- **WORK TO DO**
Going through the material below, please gather all lines with the word "chart" in them.

- **DATA SECTION**
☆ ☆ ☆ ☆

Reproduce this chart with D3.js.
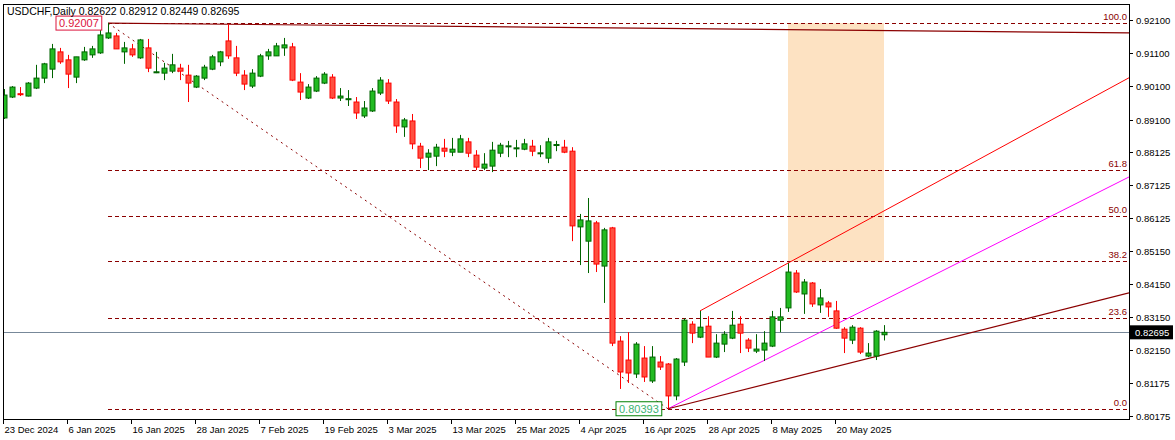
<!DOCTYPE html>
<html><head><meta charset="utf-8">
<script src="https://cdn.jsdelivr.net/npm/d3@7/dist/d3.min.js"></script>
<style>body{margin:0;background:#fff}text{font-family:"Liberation Sans",Arial,sans-serif;font-size:9.5px}</style>
</head><body><div id="chart"></div>
<script>
// OHLC per daily bar
const ohlc=[
[.8915,.9002,.8912,.8984],[.8978,.9011,.8975,.9008],[.8988,.9008,.8981,.8985],[.8981,.9023,.8980,.9020],
[.9005,.9075,.9002,.9035],[.9035,.9081,.9020,.9078],[.9062,.9138,.9035,.9123],[.9114,.9126,.9078,.9084],
[.9090,.9105,.9005,.9047],[.9038,.9099,.9020,.9099],[.9090,.9129,.9087,.9114],[.9105,.9132,.9096,.9123],
[.9111,.9189,.9108,.9165],[.9156,.92007,.9153,.9171],[.9162,.9171,.9123,.9123],[.9114,.9144,.9078,.9126],
[.9123,.9138,.9099,.9105],[.9096,.9153,.9093,.9150],[.9126,.9153,.9053,.9065],[.9052,.9114,.9050,.9054],
[.9050,.9081,.9029,.9065],[.9056,.9108,.9050,.9075],[.9065,.9078,.9029,.9056],[.9044,.9075,.8963,.9020],
[.9008,.9044,.9005,.9041],[.9035,.9075,.9029,.9068],[.9062,.9105,.9059,.9099],[.9084,.9117,.9071,.9114],
[.9147,.9198,.9093,.9102],[.9096,.9132,.9041,.9050],[.9044,.9059,.8999,.9017],[.9011,.9062,.9005,.9050],
[.9041,.9108,.9038,.9102],[.9102,.9123,.9090,.9114],[.9102,.9141,.9102,.9132],[.9126,.9156,.9102,.9135],
[.9129,.9141,.9026,.9029],[.9023,.9050,.8969,.8993],[.8975,.9017,.8972,.9008],[.8996,.9041,.8993,.9035],
[.9020,.9053,.9017,.9047],[.9038,.9047,.8972,.8975],[.8975,.9005,.8966,.8981],[.8971,.8999,.8951,.8973],
[.8963,.8978,.8912,.8930],[.8921,.8966,.8915,.8945],[.8936,.9005,.8933,.8996],[.8990,.9038,.8984,.9029],
[.9020,.9032,.8957,.8966],[.8963,.8972,.8870,.8891],[.8888,.8915,.8858,.8909],[.8906,.8927,.8821,.8837],
[.8830,.8840,.8764,.8794],[.8797,.8821,.8758,.8809],[.8800,.8837,.8770,.8827],[.8824,.8852,.8797,.8815],
[.8812,.8855,.8800,.8821],[.8812,.8864,.8812,.8852],[.8843,.8855,.8797,.8809],[.8803,.8818,.8758,.8767],
[.8764,.8809,.8758,.8776],[.8770,.8843,.8752,.8818],[.8809,.8840,.8797,.8833],[.8829,.8846,.8797,.8831],
[.8824,.8849,.8797,.8825],[.8821,.8852,.8818,.8837],[.8830,.8849,.8800,.8815],[.8808,.8833,.8797,.8810],
[.8794,.8855,.8779,.8843],[.8833,.8846,.8815,.8835],[.8827,.8849,.8809,.8812],[.8815,.8827,.8544,.8590],
[.8587,.8626,.8472,.8608],[.8544,.8674,.8448,.8605],[.8599,.8605,.8451,.8475],[.8469,.8584,.8358,.8578],
[.8584,.8587,.8228,.8237],[.8243,.8258,.8099,.8150],[.8186,.8270,.8117,.8147],[.8144,.8240,.8132,.8234],
[.8192,.8228,.8120,.8135],[.8123,.8228,.8117,.8195],[.8180,.8198,.8156,.8165],[.8174,.8177,.80393,.8078],
[.8078,.8192,.8065,.8189],[.8180,.8312,.8168,.8306],[.8294,.8303,.8237,.8267],[.8255,.8334,.8252,.8285],
[.8288,.8318,.8195,.8195],[.8195,.8264,.8192,.8237],[.8234,.8273,.8210,.8264],[.8252,.8334,.8249,.8291],
[.8294,.8318,.8207,.8267],[.8246,.8252,.8210,.8222],[.8213,.8264,.8207,.8219],[.8216,.8273,.8183,.8237],
[.8228,.8334,.8225,.8316],[.8306,.8343,.8270,.8316],[.8343,.8478,.8331,.8451],[.8448,.8457,.8388,.8391],
[.8385,.8430,.8325,.8421],[.8418,.8421,.8346,.8355],[.8352,.8400,.8328,.8373],[.8358,.8364,.8316,.8346],
[.8334,.8364,.8280,.8282],[.8279,.8285,.8207,.8252],[.8246,.8291,.8234,.8285],[.8282,.8285,.8204,.8210],
[.8198,.8237,.8195,.8207],[.8198,.8276,.8186,.8273],[.82622,.82912,.82449,.82695]];
const dateLabels=["23 Dec 2024","6 Jan 2025","16 Jan 2025","28 Jan 2025","7 Feb 2025","19 Feb 2025","3 Mar 2025","13 Mar 2025","25 Mar 2025","4 Apr 2025","16 Apr 2025","28 Apr 2025","8 May 2025","20 May 2025"];
const priceTicks=[0.921,0.911,0.901,0.891,0.88125,0.87125,0.86125,0.8515,0.8415,0.8315,0.8215,0.81175,0.80175];
const fibHigh=0.92007, fibLow=0.80393;
const fibLevels=[0,23.6,38.2,50,61.8,100];
const fibStart=13, fibEnd=83;
const lastPrice=0.82695;
const trendRed=[[87,0.8334],[98,0.8478]];
const trendMagenta=[[83,0.80393],[140.6,0.8737]];
const trendLow=[[83,0.80393],[140.6,0.8388]];
const trendTop=[[13,0.92007],[140.6,0.9171]];
const zoneBars=[98,110], zonePrices=[0.92007,0.8483];

const W=1175,H=440,L=3,R=1129,T=4,B=419;
const svg=d3.select("#chart").append("svg").attr("width",W).attr("height",H);
const x=d3.scaleLinear().domain([0,110]).range([4,884]);
const y=d3.scaleLinear().domain([0.80175,0.921]).range([416,20]);
svg.append("clipPath").attr("id","c").append("rect").attr("x",L).attr("y",T).attr("width",R-L).attr("height",B-T);
const g=svg.append("g").attr("clip-path","url(#c)");
const xEnd=x.invert(R);
function ext(p){const s=(p[1][1]-p[0][1])/(p[1][0]-p[0][0]);return [[p[0][0],p[0][1]],[xEnd,p[0][1]+s*(xEnd-p[0][0])]];}
const line=d3.line().x(d=>x(d[0])).y(d=>y(d[1]));

g.append("rect").attr("x",x(zoneBars[0])).attr("width",x(zoneBars[1])-x(zoneBars[0]))
 .attr("y",y(zonePrices[0])).attr("height",y(zonePrices[1])-y(zonePrices[0])).attr("fill","#fde2c2");
g.append("line").attr("x1",L).attr("x2",R).attr("y1",Math.round(y(lastPrice))+.5).attr("y2",Math.round(y(lastPrice))+.5).attr("stroke","#778899");
fibLevels.forEach(l=>{const p=fibLow+(fibHigh-fibLow)*l/100;
 g.append("line").attr("x1",x(fibStart)).attr("x2",R).attr("y1",Math.round(y(p))+.5).attr("y2",Math.round(y(p))+.5)
  .attr("stroke","#8b0000").attr("stroke-dasharray","4,3");
 g.append("text").attr("x",R-2).attr("y",Math.round(y(p))-3).attr("text-anchor","end").attr("fill","#8b0000").text(l.toFixed(1));});
g.append("path").attr("d",line([[fibStart,fibHigh],[fibEnd,fibLow]])).attr("stroke","#8b0000").attr("stroke-dasharray","2,4").attr("fill","none");
g.append("path").attr("d",line(ext(trendTop))).attr("stroke","#8b0000").attr("stroke-width",1.2).attr("fill","none");
g.append("path").attr("d",line(ext(trendRed))).attr("stroke","#ff0000").attr("fill","none");
g.append("path").attr("d",line(ext(trendMagenta))).attr("stroke","#ff00ff").attr("fill","none");
g.append("path").attr("d",line(ext(trendLow))).attr("stroke","#8b0000").attr("stroke-width",1.2).attr("fill","none");

const c=g.selectAll(".c").data(ohlc).join("g");
c.append("line").attr("x1",(d,i)=>Math.round(x(i))+.5).attr("x2",(d,i)=>Math.round(x(i))+.5)
 .attr("y1",d=>y(d[1])).attr("y2",d=>y(d[2])).attr("stroke",d=>d[3]>=d[0]?"#006400":"#ff0000");
c.append("rect").attr("x",(d,i)=>Math.round(x(i))-2).attr("width",5)
 .attr("y",d=>y(Math.max(d[0],d[3]))).attr("height",d=>Math.max(1,Math.abs(y(d[0])-y(d[3]))))
 .attr("fill",d=>d[3]>=d[0]?"#22bb22":"#ff5040").attr("stroke",d=>d[3]>=d[0]?"#006400":"#ff0000");

// price tags on the fib anchors
function tag(txt,bx,by,col,tcol){const tg=svg.append("g");
 const r=tg.append("rect").attr("x",bx).attr("y",by).attr("height",14).attr("fill","#fff").attr("stroke",col);
 const t=tg.append("text").attr("x",bx+3).attr("y",by+11).attr("fill",tcol).style("font-size","11px").text(txt);
 r.attr("width",t.node().getComputedTextLength()+6);}
tag("0.92007",x(fibStart)-52,y(fibHigh)-7,"#dc143c","#dc143c");
tag("0.80393",x(fibEnd)-52,y(fibLow)-7,"#008000","#3cb371");

svg.append("rect").attr("x",L+.5).attr("y",T+.5).attr("width",R-L).attr("height",B-T).attr("fill","none").attr("stroke","#000");
priceTicks.forEach(p=>{svg.append("line").attr("x1",R).attr("x2",R+4).attr("y1",Math.round(y(p))+.5).attr("y2",Math.round(y(p))+.5).attr("stroke","#000");
 svg.append("text").attr("x",R+7).attr("y",y(p)+4).text(p.toFixed(5));});
svg.append("rect").attr("x",R+1).attr("y",y(lastPrice)-7).attr("width",43).attr("height",14).attr("fill","#000");
svg.append("text").attr("x",R+6).attr("y",y(lastPrice)+4).attr("fill","#fff").text(lastPrice.toFixed(5));
dateLabels.forEach((s,k)=>{const xx=Math.round(x(k*8))-0.5;
 svg.append("line").attr("x1",xx).attr("x2",xx).attr("y1",B).attr("y2",B+5).attr("stroke","#000");
 svg.append("text").attr("x",xx+1).attr("y",B+14).text(s);});
const last=ohlc[ohlc.length-1];
svg.append("text").attr("x",7).attr("y",15).style("font-size","10.5px").text("USDCHF,Daily  "+last.map(v=>v.toFixed(5)).join(" "));
</script></body></html>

☆ ☆ ☆ ☆

- **EXERCISE RESPONSE**
Reproduce this chart with D3.js.
</head><body><div id="chart"></div>
const svg=d3.select("#chart").append("svg").attr("width",W).attr("height",H);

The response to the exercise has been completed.